Future of Congo’s democracy

Future of Congo’s democracy
Protests against Joseph Kabila Kabange, the President of the Democratic Republic of the Congo, have intensified in the region. There are reports of multiple deaths due to the violence and around 120..

Protests against Joseph Kabila Kabange, the President of the Democratic Republic of the Congo, have intensified in the region. There are reports of multiple deaths due to the violence and around 120 people have been arrested by the government.

UN chief Antonio Guterres has also called on the controversial President to step down.

Background

The region that is now the Democratic Republic of the Congo was first settled about 80,000 years ago. Bantu migration arrived in the region from Nigeria in the 7th century AD.

Conflict and violence has played a major role in the existence of modern day Congo. After an uprising by the Congolese people, Belgium surrendered to the independence of the Congo in 1960. However, Congo was left unstable because tribal leaders had more power than the central government. The First Congo War, which occurred between 1996 and 1997, was a foreign invasion of Zaire led by Rwanda that replaced President Mobutu Sésé Seko with the rebel leader Laurent-Désiré Kabila. The Second Congo War began in August 1998 and involved some of the same issues. It officially ended in July 2003.

The nation is home to immense economic resources and this has partly fueled the violence further as malicious players have tried to get their hands on the nation’s riches. Fighting was fueled by the country's vast mineral wealth, with all sides taking advantage of the anarchy to plunder natural resources. There is a strong presence of militia as well.  A large UN peacekeeping force has been established in the East of the nation in order to keep the militia under control.
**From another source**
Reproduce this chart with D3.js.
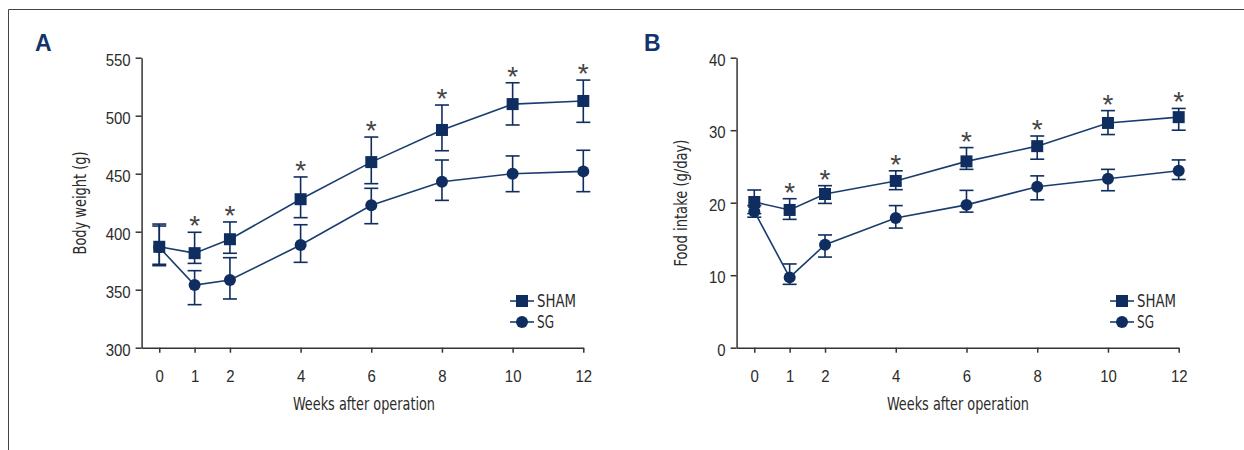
<!DOCTYPE html>
<html>
<head>
<meta charset="utf-8">
<script src="https://cdn.jsdelivr.net/npm/d3@7"></script>
<style>
  body { margin: 0; background: #fff; }
  svg { font-family: 'Liberation Sans Narrow', 'DejaVu Sans Condensed', 'Roboto Condensed', sans-serif; }
  .axis path, .axis line { stroke: #333; stroke-width: 1.5; }
  .axis text { font-size: 17px; fill: #2b2b2b; }
  .axis-title { font-size: 17px; fill: #2b2b2b; }
  .panel-letter { font-family: 'Liberation Sans', Arial, sans-serif; font-weight: bold; font-size: 23px; fill: #13336b; }
  .star { font-family: 'Liberation Sans', Arial, sans-serif; font-size: 28px; fill: #444; }
  .legend-label { font-size: 17px; fill: #2b2b2b; }
</style>
</head>
<body>
<svg id="chart" width="1244" height="450"></svg>
<script>
// x values (weeks after operation)
const weeks = [0, 1, 2, 4, 6, 8, 10, 12];
const sigWeeks = [1, 2, 4, 6, 8, 10, 12];

// Panel A: body weight (g), mean with upper / lower end of error bar
const weightSham = [387, 381.5, 393.5, 428, 460, 487.7, 510, 512.7];
const weightShamHi = [406.6, 399.5, 408.4, 447.2, 481.6, 509.2, 528.4, 530.7];
const weightShamLo = [370.7, 372.7, 381.4, 412.1, 441.4, 469.8, 492, 494.3];
const weightSg = [386.5, 354, 358.4, 388.5, 422.8, 443.1, 450, 452];
const weightSgHi = [404.9, 366.4, 377.6, 406, 437.4, 461.8, 465.3, 470.2];
const weightSgLo = [371.9, 337.1, 342, 373.6, 406.9, 427, 434.5, 434.5];
const weightTicks = [300, 350, 400, 450, 500, 550];

// Panel B: food intake (g/day)
const foodSham = [20.1, 19.0, 21.2, 23.0, 25.7, 27.8, 31.0, 31.8];
const foodShamHi = [21.75, 20.55, 22.35, 24.4, 27.6, 29.2, 32.7, 33.0];
const foodShamLo = [18.5, 17.7, 19.9, 21.8, 24.6, 26.0, 29.4, 30.0];
const foodSg = [18.8, 9.7, 14.2, 17.9, 19.7, 22.2, 23.3, 24.4];
const foodSgHi = [19.6, 11.55, 15.55, 19.6, 21.7, 23.7, 24.6, 25.9];
const foodSgLo = [18.0, 8.74, 12.5, 16.5, 18.7, 20.4, 21.65, 23.2];
const foodTicks = [0, 10, 20, 30, 40];

const navy = '#0f2d5f';
const lineColor = '#1a3d70';
const squeeze = 0.88; // fallback font is wider than the original condensed face

function makeSeries(mean, hi, lo) {
  return weeks.map((w, i) => ({ week: w, mean: mean[i], hi: hi[i], lo: lo[i] }));
}

class LinePanel {
  constructor(_config, _data) {
    this.config = _config;
    this.data = _data;
    this.initVis();
  }

  initVis() {
    let vis = this;
    let c = vis.config;

    vis.svg = d3.select(c.parentElement);
    vis.chart = vis.svg.append('g');

    vis.xScale = d3.scaleLinear().domain([-0.5, 12]).range([c.left, c.right]);
    vis.yScale = d3.scaleLinear().domain(c.yDomain).range([c.bottom, c.top]);

    vis.xAxis = d3.axisBottom(vis.xScale)
      .tickValues(weeks)
      .tickSize(5)
      .tickSizeOuter(0)
      .tickPadding(17);

    vis.yAxis = d3.axisLeft(vis.yScale)
      .tickValues(c.yTicks)
      .tickSize(6)
      .tickSizeOuter(0)
      .tickPadding(5);

    vis.xAxisG = vis.chart.append('g')
      .attr('class', 'axis x-axis')
      .attr('transform', `translate(0,${c.bottom})`)
      .call(vis.xAxis);
    vis.xAxisG.selectAll('text')
      .attr('transform', `scale(${squeeze},1)`);

    vis.yAxisG = vis.chart.append('g')
      .attr('class', 'axis y-axis')
      .attr('transform', `translate(${c.left},0)`)
      .call(vis.yAxis);
    vis.yAxisG.selectAll('text')
      .attr('x', 0)
      .attr('dy', '0.45em')
      .attr('transform', `translate(-11,0) scale(${squeeze},1)`);

    // axis titles
    vis.chart.append('text')
      .attr('class', 'axis-title')
      .attr('x', c.xTitleX - 71)
      .attr('y', 410)
      .attr('textLength', 142)
      .attr('lengthAdjust', 'spacingAndGlyphs')
      .text('Weeks after operation');

    vis.chart.append('text')
      .attr('class', 'axis-title')
      .attr('transform', `translate(${c.yTitleX},${203 + c.yTitleLen / 2}) rotate(-90)`)
      .attr('textLength', c.yTitleLen)
      .attr('lengthAdjust', 'spacingAndGlyphs')
      .text(c.yTitle);

    // panel letter
    vis.chart.append('text')
      .attr('class', 'panel-letter')
      .attr('x', c.letterX)
      .attr('y', 51)
      .text(c.letter);

    vis.renderVis();
    vis.renderLegend();
  }

  renderVis() {
    let vis = this;
    let x = vis.xScale, y = vis.yScale;
    let capW = 7;

    let line = d3.line().x(d => x(d.week)).y(d => y(d.mean));

    let groups = [
      { key: 'sg', values: vis.data.sg },
      { key: 'sham', values: vis.data.sham },
    ];

    // error bars
    groups.forEach(g => {
      let eb = vis.chart.append('g').attr('class', 'errorbars-' + g.key)
        .attr('stroke', navy)
        .attr('stroke-width', 1.6);
      eb.selectAll('.stem').data(g.values).join('line')
        .attr('x1', d => x(d.week)).attr('x2', d => x(d.week))
        .attr('y1', d => y(d.hi)).attr('y2', d => y(d.lo));
      eb.selectAll('.cap-hi').data(g.values).join('line')
        .attr('class', 'cap-hi')
        .attr('x1', d => x(d.week) - capW).attr('x2', d => x(d.week) + capW)
        .attr('y1', d => y(d.hi)).attr('y2', d => y(d.hi));
      eb.selectAll('.cap-lo').data(g.values).join('line')
        .attr('class', 'cap-lo')
        .attr('x1', d => x(d.week) - capW).attr('x2', d => x(d.week) + capW)
        .attr('y1', d => y(d.lo)).attr('y2', d => y(d.lo));
    });

    // lines
    groups.forEach(g => {
      vis.chart.append('path')
        .datum(g.values)
        .attr('fill', 'none')
        .attr('stroke', lineColor)
        .attr('stroke-width', 1.6)
        .attr('d', line);
    });

    // markers
    vis.chart.selectAll('.dot-sg').data(vis.data.sg).join('circle')
      .attr('class', 'dot-sg')
      .attr('cx', d => x(d.week))
      .attr('cy', d => y(d.mean))
      .attr('r', 6)
      .attr('fill', navy);

    vis.chart.selectAll('.dot-sham').data(vis.data.sham).join('rect')
      .attr('class', 'dot-sham')
      .attr('x', d => x(d.week) - 6)
      .attr('y', d => y(d.mean) - 6)
      .attr('width', 12)
      .attr('height', 12)
      .attr('fill', navy);

    // significance stars above SHAM error bars
    let sig = vis.data.sham.filter(d => sigWeeks.includes(d.week));
    vis.chart.selectAll('.star').data(sig).join('text')
      .attr('class', 'star')
      .attr('x', d => x(d.week))
      .attr('y', d => y(d.hi) - 13 + 16)
      .attr('text-anchor', 'middle')
      .text('*');
  }

  renderLegend() {
    let vis = this;
    let c = vis.config;
    let legend = vis.chart.append('g').attr('transform', `translate(${c.legendX},0)`);
    let items = [
      { label: 'SHAM', y: 301, shape: 'square', w: 39 },
      { label: 'SG', y: 322, shape: 'circle', w: 17 },
    ];
    items.forEach(it => {
      legend.append('line')
        .attr('x1', -12).attr('x2', 12)
        .attr('y1', it.y).attr('y2', it.y)
        .attr('stroke', lineColor)
        .attr('stroke-width', 1.6);
      if (it.shape === 'square') {
        legend.append('rect')
          .attr('x', -6).attr('y', it.y - 6)
          .attr('width', 12).attr('height', 12)
          .attr('fill', navy);
      } else {
        legend.append('circle')
          .attr('cx', 0).attr('cy', it.y)
          .attr('r', 6)
          .attr('fill', navy);
      }
      legend.append('text')
        .attr('class', 'legend-label')
        .attr('x', 15)
        .attr('y', it.y + 6)
        .attr('textLength', it.w)
        .attr('lengthAdjust', 'spacingAndGlyphs')
        .text(it.label);
    });
  }
}

// frame
const svg = d3.select('#chart');
svg.append('path')
  .attr('d', 'M8.5,450 V9.5 H1244')
  .attr('fill', 'none')
  .attr('stroke', '#444')
  .attr('stroke-width', 1);

new LinePanel({
  parentElement: '#chart',
  left: 141.6, right: 583.3, top: 57.7, bottom: 347.7,
  yDomain: [300, 550], yTicks: weightTicks,
  yTitle: 'Body weight (g)', yTitleX: 86, yTitleLen: 103, xTitleX: 364,
  letter: 'A', letterX: 35, legendX: 522,
}, {
  sham: makeSeries(weightSham, weightShamHi, weightShamLo),
  sg: makeSeries(weightSg, weightSgHi, weightSgLo),
});

new LinePanel({
  parentElement: '#chart',
  left: 736.6, right: 1178.7, top: 57.7, bottom: 347.7,
  yDomain: [0, 40], yTicks: foodTicks,
  yTitle: 'Food intake (g/day)', yTitleX: 687, yTitleLen: 127, xTitleX: 958,
  letter: 'B', letterX: 644, legendX: 1122,
}, {
  sham: makeSeries(foodSham, foodShamHi, foodShamLo),
  sg: makeSeries(foodSg, foodSgHi, foodSgLo),
});
</script>
</body>
</html>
Joseph Kabila Kabange has been President of the Democratic Republic of the Congo since January 2001. According to the Constitution of the Democratic Republic of the Congo, President Kabila should not be allowed to serve more than two terms. On 19 September 2016, massive protests calling for him to step down. The ensuing violence resulted in the deaths of at least 17 people. Despite the fact, the elections were scheduled earlier to be held in 2016, the nation's electoral authority announced that the election would not be held until early 2018.

Analysis

Despite promises made by Kabange that he would step down, he has relinquished power since 2016. Protests erupted in the region as a result.

Several people have been killed and more than 120 others arrested in the Democratic Republic of Congo as security forces violently dispersed protests by opposition and religious groups calling for the resignation of the country's president. There are reports of multiple deaths due to the violence and around 120 people have been arrested by the government. UN Chief Antonio Guterres has also called on the controversial President to step down.

The protests were organized by the opposition and the rally was also joined in by Catholic protestors who also prayed for the President to resign peacefully. "If your term is over, give opportunities to others to run. You're a son of the country, you belong in the senate. Give the others the opportunity to lead; maybe they'll do it better than you did," Lotika Nelly, an injured protester, said from a makeshift clinic.

"We are telling everybody, all over the world, this guy has to go. This guy doesn't like Congo. This guy has nothing to do with Congo and his time is up,” said Martin Fayulu, an opposition leader.

Assessment

Our assessment is that the Congo’s democracy is at stake presently. President Kabange has flouted the law of the land and has refused to relinquish power despite his term ending in 2016. The region is already beset by corruption and economic disparity and failed elections would further add to the discord among the people.